- Directed by: Mario Caiano
- Screenplay by: Mario Caiano; Andre Tabet;
- Story by: Mario Caiano; Andre Tabet;
- Starring: Georges Marchal; Mike Lane; Alessandra Panaro; Dominique Boschero; Gabriele Tinti; Raffaella Carrà; Raf Baldassarre; Eleonora Bianchi; Yvette Lebon;
- Cinematography: Alvaro Mancori
- Edited by: Renato Cinquini
- Music by: Angelo Francesco Lavagnino
- Production companies: Compagnia Cinematografica Mondiale; Fides;
- Distributed by: Variety Distribution
- Release date: 3 February 1962 (Italy);
- Running time: 105 minutes
- Countries: Italy; France;

= Ulysses Against the Son of Hercules =

Ulysses Against the Son of Hercules (Ulisse contro Ercole) is a 1962 peplum film directed by Mario Caiano.

==Plot==
Hercules captures Ulysses, during the latter's return to Ithaca, by order of Zeus. The hero intends to bring Ulysses to Polyphemus, who was blinded by Ulysses years before. During the journey, the two heroes are captured by half-men and half-bird beings. After managing to escape, Ulysses is made prisoner again, this time by the Troglodytae.

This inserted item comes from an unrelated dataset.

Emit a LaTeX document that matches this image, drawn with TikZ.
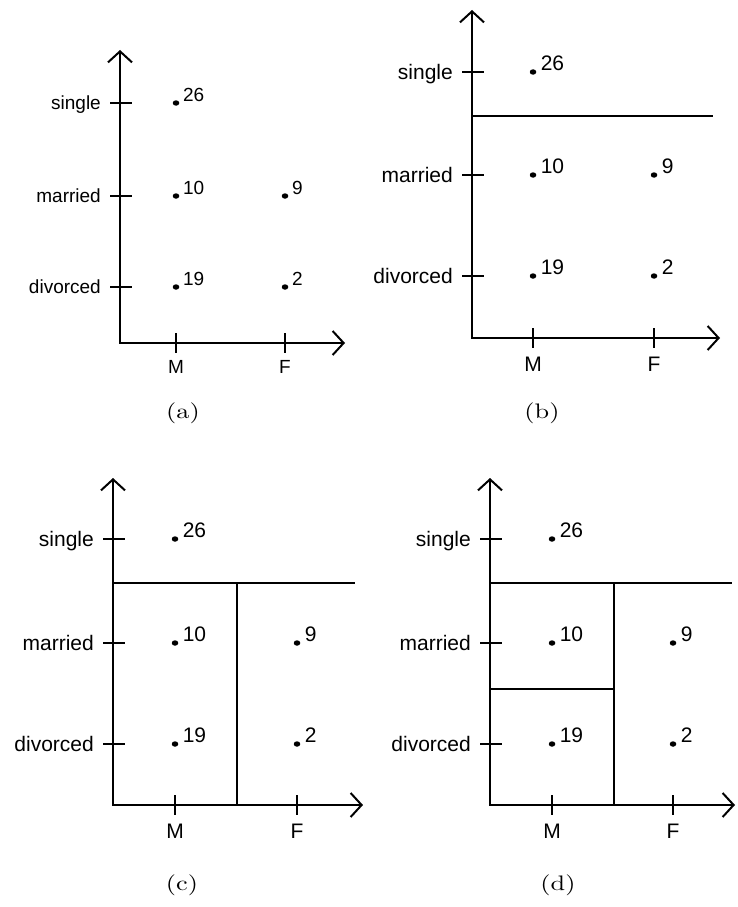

Hercules carries on his journey and arrives in Greece, coming to the father of his fiancée Helena to set up an expedition against the monster people who want to kill Ulysses.

== Cast ==

- Georges Marchal: Ulysses
- Mike Lane: Hercules
- Alessandra Panaro: Helena
- Dominique Boschero: Queen
- Raffaele Pisu: Assur
- Gabriele Tinti: Mercuro
- Yvette Lebon: Hera
- Raf Baldassarre: Leuco
- Tino Bianchi: King Ircano
- Gianni Santuccio: Lagos
- Raffaella Carrà: Adraste

==Production==
The film was shot on location at the Canary Islands in Spain.

==Release==
Ulysses Against the Son of Hercules was released in Italy on 3 February 1962. The film was released in the United States in 1964 with a 99-minute running time. It was released to television in the United States with a 91-minute running time. The film has also been released as Ulysses Against Hercules.

It has been released on home video by Alpha Video.